> **TASK DESCRIPTION**
How many of the lines below contain "this"? Answer with that number alone.

> **EXCERPTED DATA**

►

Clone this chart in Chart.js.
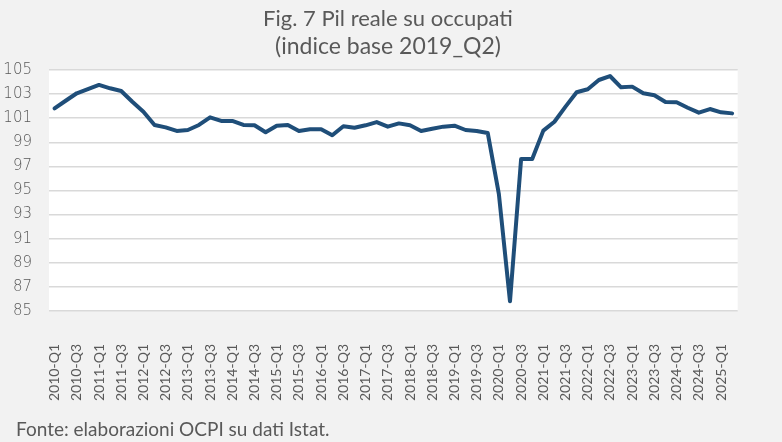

◄
►

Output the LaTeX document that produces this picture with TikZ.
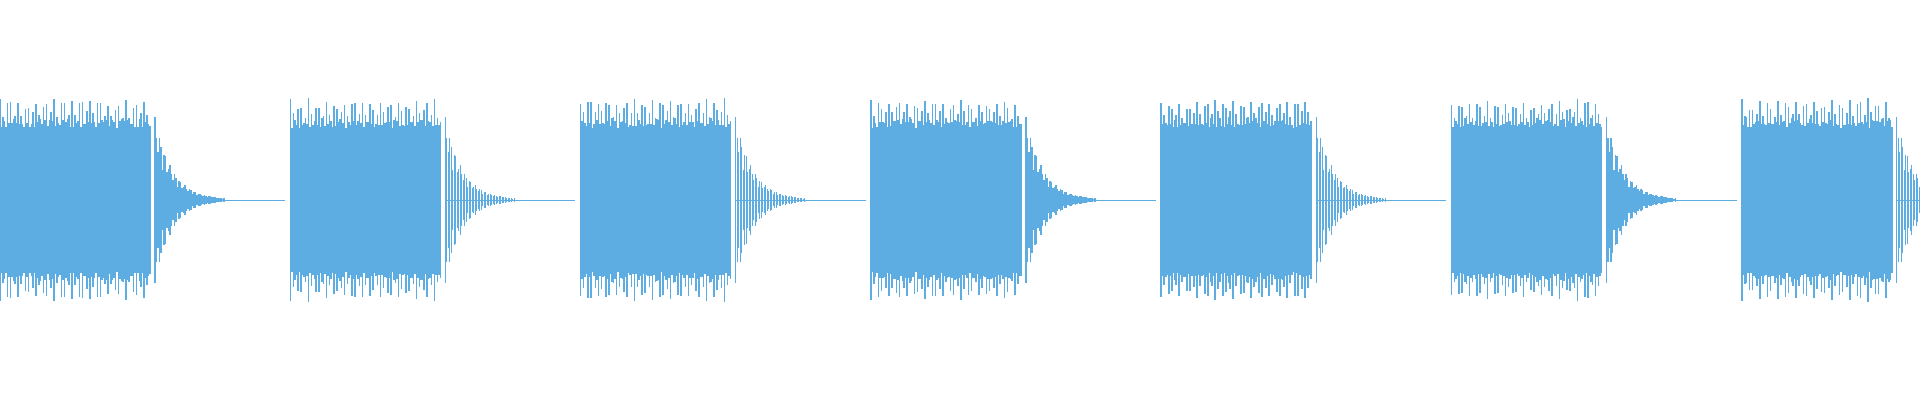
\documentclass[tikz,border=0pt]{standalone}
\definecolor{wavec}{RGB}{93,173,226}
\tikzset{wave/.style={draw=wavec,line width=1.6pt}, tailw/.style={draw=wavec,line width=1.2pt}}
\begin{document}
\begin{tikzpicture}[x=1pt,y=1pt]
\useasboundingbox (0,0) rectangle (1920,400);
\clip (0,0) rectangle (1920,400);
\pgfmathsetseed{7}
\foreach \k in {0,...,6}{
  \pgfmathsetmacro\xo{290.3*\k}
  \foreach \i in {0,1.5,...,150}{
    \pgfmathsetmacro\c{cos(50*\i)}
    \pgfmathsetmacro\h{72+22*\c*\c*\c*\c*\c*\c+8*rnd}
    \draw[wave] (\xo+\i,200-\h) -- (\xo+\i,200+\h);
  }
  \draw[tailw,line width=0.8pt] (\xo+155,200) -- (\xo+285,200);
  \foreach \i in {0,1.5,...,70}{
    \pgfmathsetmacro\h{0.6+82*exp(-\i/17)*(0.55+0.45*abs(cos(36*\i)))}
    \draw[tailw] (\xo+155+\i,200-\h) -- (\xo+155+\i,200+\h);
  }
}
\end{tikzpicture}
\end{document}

◄

> **FINAL ANSWER**
2